──────── Source material ────────

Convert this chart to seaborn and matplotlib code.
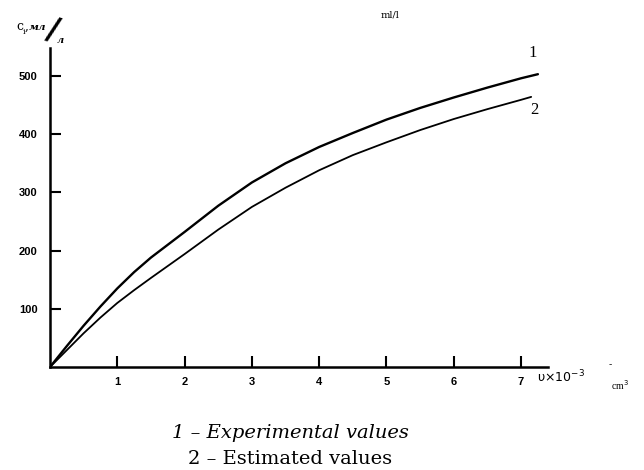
import matplotlib
matplotlib.use("agg")

import matplotlib.pyplot as plt
import seaborn as sns

# volume, x10^-3 cm^3
volume = [0, 0.25, 0.5, 0.75, 1, 1.25, 1.5, 2, 2.5, 3, 3.5, 4, 4.5, 5, 5.5, 6, 6.5, 7, 7.25]
# concentration c_i, ml/l
experimental = [0, 36, 71, 104, 135, 163, 188, 232, 277, 317, 350, 378, 402, 425, 445, 463, 480, 496, 503]

estimated_volume = [0, 0.25, 0.5, 0.75, 1, 1.25, 1.5, 2, 2.5, 3, 3.5, 4, 4.5, 5, 5.5, 6, 6.5, 7, 7.15]
estimated = [0, 29, 58, 85, 110, 132, 153, 194, 236, 275, 308, 338, 364, 386, 407, 426, 443, 459, 464]

x_ticks = [1, 2, 3, 4, 5, 6, 7]
y_ticks = [100, 200, 300, 400, 500]

sns.set_theme(style="ticks")
plt.rcParams["text.color"] = "black"

W, H = 644, 470
fig = plt.figure(figsize=(W / 100, H / 100), dpi=100)
ax = fig.add_axes([50 / W, (H - 367) / H, (548 - 50) / W, (367 - 48) / H])

sns.lineplot(x=volume, y=experimental, color="black", linewidth=1.7, ax=ax)
sns.lineplot(x=estimated_volume, y=estimated, color="black", linewidth=1.3, ax=ax)

ax.set_xlim(0, 7.4)
ax.set_ylim(0, 548)
ax.set_xticks(x_ticks)
ax.set_yticks(y_ticks)
ax.tick_params(direction="in", length=8, width=1.5, labelsize=8,
               color="black", labelcolor="black")
ax.tick_params(axis="x", pad=7)
ax.tick_params(axis="y", pad=9)
for lab in ax.get_xticklabels() + ax.get_yticklabels():
    lab.set_fontweight("bold")
    lab.set_family("Liberation Sans")
for side in ["top", "right"]:
    ax.spines[side].set_visible(False)
for side in ["left", "bottom"]:
    ax.spines[side].set_linewidth(1.8)
    ax.spines[side].set_color("black")


def px(x, y):
    return x / W, 1 - y / H


# y axis label: c_i, мл/л
fig.text(*px(16, 30), "c", fontsize=9, family="DejaVu Serif", va="baseline")
fig.text(*px(22.5, 34), "i", fontsize=6, family="DejaVu Serif", va="baseline")
fig.text(*px(25, 30), ",", fontsize=9, family="DejaVu Serif", va="baseline")
fig.text(*px(29, 30), "мл", fontsize=7.5, family="DejaVu Serif", style="italic",
         fontweight="bold", va="baseline")
fig.text(*px(53, 30), "/", fontsize=23, family="DejaVu Sans", fontweight="bold",
         rotation=-16, ha="center", va="center")
fig.text(*px(57, 43), "л", fontsize=7, family="DejaVu Serif", style="italic",
         fontweight="bold", va="baseline")
fig.text(*px(390, 15), "ml/l", fontsize=7, family="DejaVu Serif", ha="center", va="center")

# curve labels
fig.text(*px(533, 53), "1", fontsize=12, family="Liberation Serif", ha="center", va="center")
fig.text(*px(534, 110), "2", fontsize=12, family="Liberation Serif", ha="center", va="center")

# x axis label
fig.text(*px(537, 377), "υ×10$^{-3}$", fontsize=9, family="DejaVu Sans", ha="left", va="center")
fig.text(*px(610, 365), "-", fontsize=7, family="DejaVu Serif", ha="center", va="center")
fig.text(*px(620, 385), "cm$^3$", fontsize=7, family="Liberation Serif", ha="center", va="center")

# captions below the chart
fig.text(*px(290, 433), "1 – Experimental values", fontsize=14, family="DejaVu Serif",
         style="italic", ha="center", va="center")
fig.text(*px(290, 459), "2 – Estimated values", fontsize=14, family="DejaVu Serif",
         ha="center", va="center")

fig.savefig("out.png", dpi=100)
plt.close(fig)
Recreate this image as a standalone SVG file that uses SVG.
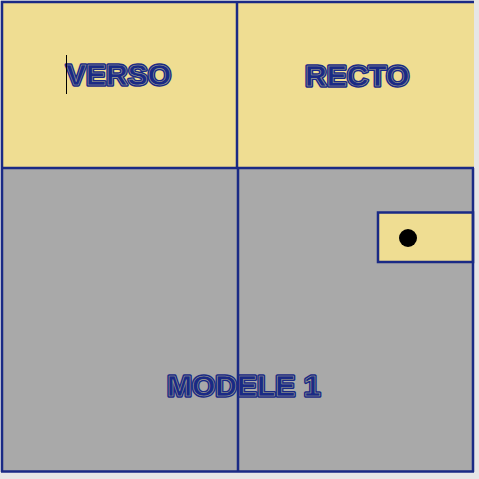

────────

Work to do. Return every line of the records exactly as given, pictures excluded.

Result for this exercise.
Convert this chart to seaborn and matplotlib code.
import matplotlib
matplotlib.use("agg")

import matplotlib.pyplot as plt
import seaborn as sns

# volume, x10^-3 cm^3
volume = [0, 0.25, 0.5, 0.75, 1, 1.25, 1.5, 2, 2.5, 3, 3.5, 4, 4.5, 5, 5.5, 6, 6.5, 7, 7.25]
# concentration c_i, ml/l
experimental = [0, 36, 71, 104, 135, 163, 188, 232, 277, 317, 350, 378, 402, 425, 445, 463, 480, 496, 503]

estimated_volume = [0, 0.25, 0.5, 0.75, 1, 1.25, 1.5, 2, 2.5, 3, 3.5, 4, 4.5, 5, 5.5, 6, 6.5, 7, 7.15]
estimated = [0, 29, 58, 85, 110, 132, 153, 194, 236, 275, 308, 338, 364, 386, 407, 426, 443, 459, 464]

x_ticks = [1, 2, 3, 4, 5, 6, 7]
y_ticks = [100, 200, 300, 400, 500]

sns.set_theme(style="ticks")
plt.rcParams["text.color"] = "black"

W, H = 644, 470
fig = plt.figure(figsize=(W / 100, H / 100), dpi=100)
ax = fig.add_axes([50 / W, (H - 367) / H, (548 - 50) / W, (367 - 48) / H])

sns.lineplot(x=volume, y=experimental, color="black", linewidth=1.7, ax=ax)
sns.lineplot(x=estimated_volume, y=estimated, color="black", linewidth=1.3, ax=ax)

ax.set_xlim(0, 7.4)
ax.set_ylim(0, 548)
ax.set_xticks(x_ticks)
ax.set_yticks(y_ticks)
ax.tick_params(direction="in", length=8, width=1.5, labelsize=8,
               color="black", labelcolor="black")
ax.tick_params(axis="x", pad=7)
ax.tick_params(axis="y", pad=9)
for lab in ax.get_xticklabels() + ax.get_yticklabels():
    lab.set_fontweight("bold")
    lab.set_family("Liberation Sans")
for side in ["top", "right"]:
    ax.spines[side].set_visible(False)
for side in ["left", "bottom"]:
    ax.spines[side].set_linewidth(1.8)
    ax.spines[side].set_color("black")


def px(x, y):
    return x / W, 1 - y / H


# y axis label: c_i, мл/л
fig.text(*px(16, 30), "c", fontsize=9, family="DejaVu Serif", va="baseline")
fig.text(*px(22.5, 34), "i", fontsize=6, family="DejaVu Serif", va="baseline")
fig.text(*px(25, 30), ",", fontsize=9, family="DejaVu Serif", va="baseline")
fig.text(*px(29, 30), "мл", fontsize=7.5, family="DejaVu Serif", style="italic",
         fontweight="bold", va="baseline")
fig.text(*px(53, 30), "/", fontsize=23, family="DejaVu Sans", fontweight="bold",
         rotation=-16, ha="center", va="center")
fig.text(*px(57, 43), "л", fontsize=7, family="DejaVu Serif", style="italic",
         fontweight="bold", va="baseline")
fig.text(*px(390, 15), "ml/l", fontsize=7, family="DejaVu Serif", ha="center", va="center")

# curve labels
fig.text(*px(533, 53), "1", fontsize=12, family="Liberation Serif", ha="center", va="center")
fig.text(*px(534, 110), "2", fontsize=12, family="Liberation Serif", ha="center", va="center")

# x axis label
fig.text(*px(537, 377), "υ×10$^{-3}$", fontsize=9, family="DejaVu Sans", ha="left", va="center")
fig.text(*px(610, 365), "-", fontsize=7, family="DejaVu Serif", ha="center", va="center")
fig.text(*px(620, 385), "cm$^3$", fontsize=7, family="Liberation Serif", ha="center", va="center")

# captions below the chart
fig.text(*px(290, 433), "1 – Experimental values", fontsize=14, family="DejaVu Serif",
         style="italic", ha="center", va="center")
fig.text(*px(290, 459), "2 – Estimated values", fontsize=14, family="DejaVu Serif",
         ha="center", va="center")

fig.savefig("out.png", dpi=100)
plt.close(fig)
Recreate this image as a standalone SVG file that uses SVG.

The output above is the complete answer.